## Aim
Start at the line containing "Write the Altair code for this chart.", stop at the line containing "import pandas as pd", and please reproduce every line in between, both ends included, without pictures.

## Supplied information
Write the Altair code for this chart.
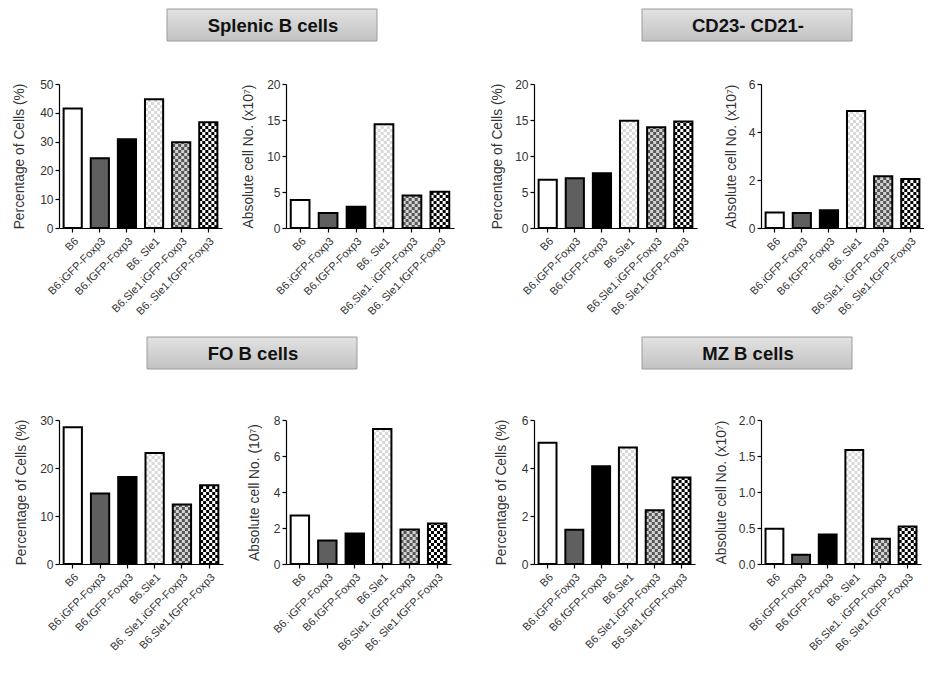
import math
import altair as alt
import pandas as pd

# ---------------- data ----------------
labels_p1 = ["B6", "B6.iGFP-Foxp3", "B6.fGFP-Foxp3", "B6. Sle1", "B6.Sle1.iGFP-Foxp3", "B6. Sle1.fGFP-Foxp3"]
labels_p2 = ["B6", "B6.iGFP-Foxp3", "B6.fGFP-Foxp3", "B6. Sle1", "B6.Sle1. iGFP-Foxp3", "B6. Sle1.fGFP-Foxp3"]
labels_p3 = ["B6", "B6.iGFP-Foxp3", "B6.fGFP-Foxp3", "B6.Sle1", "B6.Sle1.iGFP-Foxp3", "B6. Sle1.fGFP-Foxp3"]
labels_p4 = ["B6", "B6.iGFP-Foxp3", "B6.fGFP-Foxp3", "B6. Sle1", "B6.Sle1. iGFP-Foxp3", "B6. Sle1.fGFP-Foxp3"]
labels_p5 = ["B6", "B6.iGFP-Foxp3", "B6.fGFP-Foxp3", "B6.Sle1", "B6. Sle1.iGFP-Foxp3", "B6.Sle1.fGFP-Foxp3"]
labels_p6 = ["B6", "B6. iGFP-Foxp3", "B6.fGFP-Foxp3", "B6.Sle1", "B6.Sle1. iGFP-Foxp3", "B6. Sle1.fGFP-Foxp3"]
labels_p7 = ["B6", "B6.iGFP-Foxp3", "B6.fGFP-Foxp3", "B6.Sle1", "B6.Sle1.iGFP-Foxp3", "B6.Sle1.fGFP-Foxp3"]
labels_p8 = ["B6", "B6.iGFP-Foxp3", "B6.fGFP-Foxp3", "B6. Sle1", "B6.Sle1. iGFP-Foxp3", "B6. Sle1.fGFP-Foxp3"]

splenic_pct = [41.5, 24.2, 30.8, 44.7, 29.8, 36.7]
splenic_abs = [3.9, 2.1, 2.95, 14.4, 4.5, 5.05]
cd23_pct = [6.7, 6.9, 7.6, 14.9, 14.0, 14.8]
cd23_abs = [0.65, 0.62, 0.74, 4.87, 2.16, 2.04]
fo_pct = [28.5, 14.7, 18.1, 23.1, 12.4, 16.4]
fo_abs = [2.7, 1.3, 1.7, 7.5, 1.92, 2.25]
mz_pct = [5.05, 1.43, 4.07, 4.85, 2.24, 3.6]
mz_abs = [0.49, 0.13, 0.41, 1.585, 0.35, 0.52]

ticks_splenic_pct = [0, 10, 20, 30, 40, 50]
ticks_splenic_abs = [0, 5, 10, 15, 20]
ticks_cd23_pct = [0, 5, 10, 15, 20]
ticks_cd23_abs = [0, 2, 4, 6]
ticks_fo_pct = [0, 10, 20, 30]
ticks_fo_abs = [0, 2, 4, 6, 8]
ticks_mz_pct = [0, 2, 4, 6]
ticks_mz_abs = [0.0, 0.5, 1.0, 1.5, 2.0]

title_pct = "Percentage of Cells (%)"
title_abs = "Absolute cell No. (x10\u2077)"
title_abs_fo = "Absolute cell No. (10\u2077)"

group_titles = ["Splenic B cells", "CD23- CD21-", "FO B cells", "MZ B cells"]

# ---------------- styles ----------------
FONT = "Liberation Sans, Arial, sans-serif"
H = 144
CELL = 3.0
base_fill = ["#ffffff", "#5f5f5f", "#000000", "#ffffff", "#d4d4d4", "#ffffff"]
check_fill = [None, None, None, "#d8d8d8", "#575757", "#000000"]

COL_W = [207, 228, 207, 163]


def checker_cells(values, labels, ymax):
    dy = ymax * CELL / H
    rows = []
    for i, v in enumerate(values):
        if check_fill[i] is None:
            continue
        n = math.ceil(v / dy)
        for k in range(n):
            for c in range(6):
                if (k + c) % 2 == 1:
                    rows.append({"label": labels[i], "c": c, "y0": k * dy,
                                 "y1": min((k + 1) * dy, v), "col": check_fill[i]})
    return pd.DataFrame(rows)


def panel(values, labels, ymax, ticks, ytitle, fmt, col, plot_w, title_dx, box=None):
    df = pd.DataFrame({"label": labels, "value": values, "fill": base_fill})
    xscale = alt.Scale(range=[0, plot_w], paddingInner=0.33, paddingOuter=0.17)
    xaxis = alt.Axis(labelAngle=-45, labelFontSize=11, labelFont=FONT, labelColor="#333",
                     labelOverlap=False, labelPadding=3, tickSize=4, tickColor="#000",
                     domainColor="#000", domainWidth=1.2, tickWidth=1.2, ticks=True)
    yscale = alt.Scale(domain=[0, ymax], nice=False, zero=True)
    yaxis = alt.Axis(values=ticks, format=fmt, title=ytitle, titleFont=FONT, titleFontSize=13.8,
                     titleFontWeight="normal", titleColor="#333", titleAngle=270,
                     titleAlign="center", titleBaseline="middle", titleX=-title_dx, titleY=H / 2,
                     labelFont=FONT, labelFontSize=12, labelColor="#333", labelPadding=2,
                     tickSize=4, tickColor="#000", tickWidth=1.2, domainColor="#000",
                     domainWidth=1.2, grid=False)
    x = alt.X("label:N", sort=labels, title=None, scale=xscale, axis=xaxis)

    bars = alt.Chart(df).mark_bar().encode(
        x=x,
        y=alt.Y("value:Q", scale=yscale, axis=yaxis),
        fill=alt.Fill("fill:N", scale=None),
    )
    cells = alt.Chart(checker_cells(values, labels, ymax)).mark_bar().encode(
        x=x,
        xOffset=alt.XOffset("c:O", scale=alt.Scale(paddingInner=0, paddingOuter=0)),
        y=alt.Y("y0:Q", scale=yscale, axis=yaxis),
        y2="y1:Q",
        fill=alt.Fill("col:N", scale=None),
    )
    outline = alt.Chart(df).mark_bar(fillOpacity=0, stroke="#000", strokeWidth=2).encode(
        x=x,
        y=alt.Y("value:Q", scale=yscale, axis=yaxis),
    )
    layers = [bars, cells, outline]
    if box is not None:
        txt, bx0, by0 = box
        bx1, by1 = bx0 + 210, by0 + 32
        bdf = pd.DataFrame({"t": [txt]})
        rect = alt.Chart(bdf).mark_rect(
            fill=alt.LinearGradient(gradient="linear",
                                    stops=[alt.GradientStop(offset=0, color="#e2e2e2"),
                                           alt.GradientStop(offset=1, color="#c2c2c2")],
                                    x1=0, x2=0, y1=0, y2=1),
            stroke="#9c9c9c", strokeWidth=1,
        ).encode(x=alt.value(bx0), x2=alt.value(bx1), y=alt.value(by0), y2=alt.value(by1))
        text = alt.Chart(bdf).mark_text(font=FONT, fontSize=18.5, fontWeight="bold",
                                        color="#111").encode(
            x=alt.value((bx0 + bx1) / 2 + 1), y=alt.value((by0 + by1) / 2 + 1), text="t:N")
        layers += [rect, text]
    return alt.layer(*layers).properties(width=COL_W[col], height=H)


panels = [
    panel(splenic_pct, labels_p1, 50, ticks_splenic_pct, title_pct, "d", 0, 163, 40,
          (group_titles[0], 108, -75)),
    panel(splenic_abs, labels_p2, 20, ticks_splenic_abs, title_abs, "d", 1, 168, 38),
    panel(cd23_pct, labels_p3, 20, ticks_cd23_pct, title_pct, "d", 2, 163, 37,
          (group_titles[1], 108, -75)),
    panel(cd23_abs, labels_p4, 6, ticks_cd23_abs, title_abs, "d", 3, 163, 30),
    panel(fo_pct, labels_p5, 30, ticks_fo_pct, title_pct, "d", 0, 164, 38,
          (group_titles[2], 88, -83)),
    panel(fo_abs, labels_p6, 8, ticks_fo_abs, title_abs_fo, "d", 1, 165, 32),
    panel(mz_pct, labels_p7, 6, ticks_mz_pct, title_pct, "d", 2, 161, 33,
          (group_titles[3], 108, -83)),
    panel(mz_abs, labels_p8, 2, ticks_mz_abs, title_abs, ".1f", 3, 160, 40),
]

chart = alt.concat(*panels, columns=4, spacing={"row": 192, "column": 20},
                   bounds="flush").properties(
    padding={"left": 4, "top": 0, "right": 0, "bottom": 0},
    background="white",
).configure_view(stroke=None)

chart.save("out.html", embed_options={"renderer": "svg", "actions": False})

==

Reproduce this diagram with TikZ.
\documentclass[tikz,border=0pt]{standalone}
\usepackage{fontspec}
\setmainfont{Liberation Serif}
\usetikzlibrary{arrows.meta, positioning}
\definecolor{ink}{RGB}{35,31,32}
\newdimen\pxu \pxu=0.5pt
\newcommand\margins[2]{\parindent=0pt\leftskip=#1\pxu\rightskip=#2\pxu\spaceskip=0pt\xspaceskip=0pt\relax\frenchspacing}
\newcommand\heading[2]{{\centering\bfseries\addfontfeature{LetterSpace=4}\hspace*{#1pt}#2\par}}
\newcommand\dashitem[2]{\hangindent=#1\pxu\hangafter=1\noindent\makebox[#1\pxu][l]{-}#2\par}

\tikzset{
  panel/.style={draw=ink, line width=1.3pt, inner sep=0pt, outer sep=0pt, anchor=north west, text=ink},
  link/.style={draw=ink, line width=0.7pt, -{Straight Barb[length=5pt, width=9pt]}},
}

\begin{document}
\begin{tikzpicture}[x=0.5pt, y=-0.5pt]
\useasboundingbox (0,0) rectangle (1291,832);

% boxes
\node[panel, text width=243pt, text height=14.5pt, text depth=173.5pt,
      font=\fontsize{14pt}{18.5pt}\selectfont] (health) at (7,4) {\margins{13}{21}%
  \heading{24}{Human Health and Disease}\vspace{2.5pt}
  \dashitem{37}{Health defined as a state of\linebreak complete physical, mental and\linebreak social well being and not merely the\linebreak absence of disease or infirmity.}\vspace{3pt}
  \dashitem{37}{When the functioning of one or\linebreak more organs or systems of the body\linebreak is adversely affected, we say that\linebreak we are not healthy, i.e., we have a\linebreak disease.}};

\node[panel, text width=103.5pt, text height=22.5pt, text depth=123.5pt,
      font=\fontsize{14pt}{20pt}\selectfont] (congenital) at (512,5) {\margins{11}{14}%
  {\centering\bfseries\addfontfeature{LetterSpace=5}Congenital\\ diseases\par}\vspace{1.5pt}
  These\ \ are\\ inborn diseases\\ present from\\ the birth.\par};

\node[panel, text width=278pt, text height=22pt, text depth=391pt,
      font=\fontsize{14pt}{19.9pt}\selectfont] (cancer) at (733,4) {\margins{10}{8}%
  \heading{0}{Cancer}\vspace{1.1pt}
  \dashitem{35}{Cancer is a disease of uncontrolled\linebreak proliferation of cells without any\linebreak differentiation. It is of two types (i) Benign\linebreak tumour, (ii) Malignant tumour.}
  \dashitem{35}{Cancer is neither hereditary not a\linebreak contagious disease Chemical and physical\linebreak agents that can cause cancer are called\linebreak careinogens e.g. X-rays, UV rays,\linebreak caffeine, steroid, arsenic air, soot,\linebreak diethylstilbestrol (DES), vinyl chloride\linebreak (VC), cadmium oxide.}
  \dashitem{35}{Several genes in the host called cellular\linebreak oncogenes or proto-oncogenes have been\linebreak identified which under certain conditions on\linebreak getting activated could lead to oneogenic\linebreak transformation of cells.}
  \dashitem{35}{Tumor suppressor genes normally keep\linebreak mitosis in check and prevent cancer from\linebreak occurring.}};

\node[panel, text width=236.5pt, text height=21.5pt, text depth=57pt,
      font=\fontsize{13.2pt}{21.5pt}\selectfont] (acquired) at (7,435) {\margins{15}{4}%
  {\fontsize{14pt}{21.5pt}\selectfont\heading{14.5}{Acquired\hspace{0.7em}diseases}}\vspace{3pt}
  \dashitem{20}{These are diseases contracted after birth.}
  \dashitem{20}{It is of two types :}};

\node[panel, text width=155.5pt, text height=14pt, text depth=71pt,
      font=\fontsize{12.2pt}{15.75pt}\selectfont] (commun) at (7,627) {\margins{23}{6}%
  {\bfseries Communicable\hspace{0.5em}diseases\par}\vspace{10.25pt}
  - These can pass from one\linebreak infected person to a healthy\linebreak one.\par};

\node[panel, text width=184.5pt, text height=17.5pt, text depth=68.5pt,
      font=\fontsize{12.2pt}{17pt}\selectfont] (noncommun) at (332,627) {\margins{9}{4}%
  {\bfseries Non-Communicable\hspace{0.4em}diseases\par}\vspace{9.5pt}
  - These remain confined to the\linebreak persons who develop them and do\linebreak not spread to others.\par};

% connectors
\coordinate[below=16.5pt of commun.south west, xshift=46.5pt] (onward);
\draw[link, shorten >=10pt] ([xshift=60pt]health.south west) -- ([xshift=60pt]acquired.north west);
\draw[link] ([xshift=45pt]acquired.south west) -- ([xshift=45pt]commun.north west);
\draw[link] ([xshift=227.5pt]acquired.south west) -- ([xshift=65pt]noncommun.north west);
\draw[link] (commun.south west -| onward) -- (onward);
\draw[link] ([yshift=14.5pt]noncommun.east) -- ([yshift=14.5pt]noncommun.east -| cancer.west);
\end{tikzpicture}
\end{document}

---

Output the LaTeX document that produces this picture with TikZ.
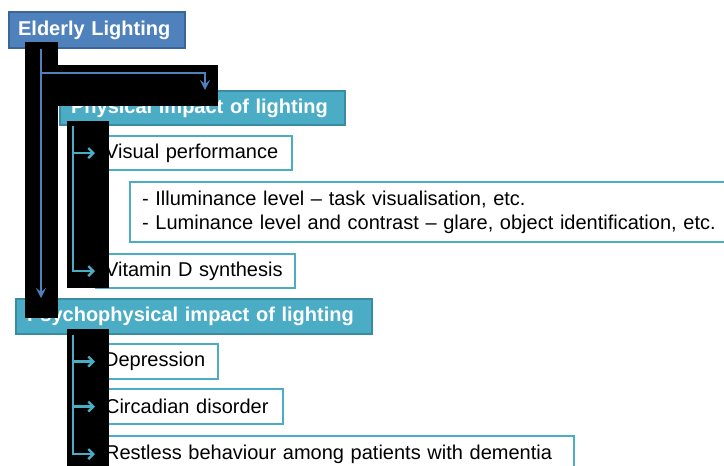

## Exercise solution
Write the Altair code for this chart.
import math
import altair as alt
import pandas as pd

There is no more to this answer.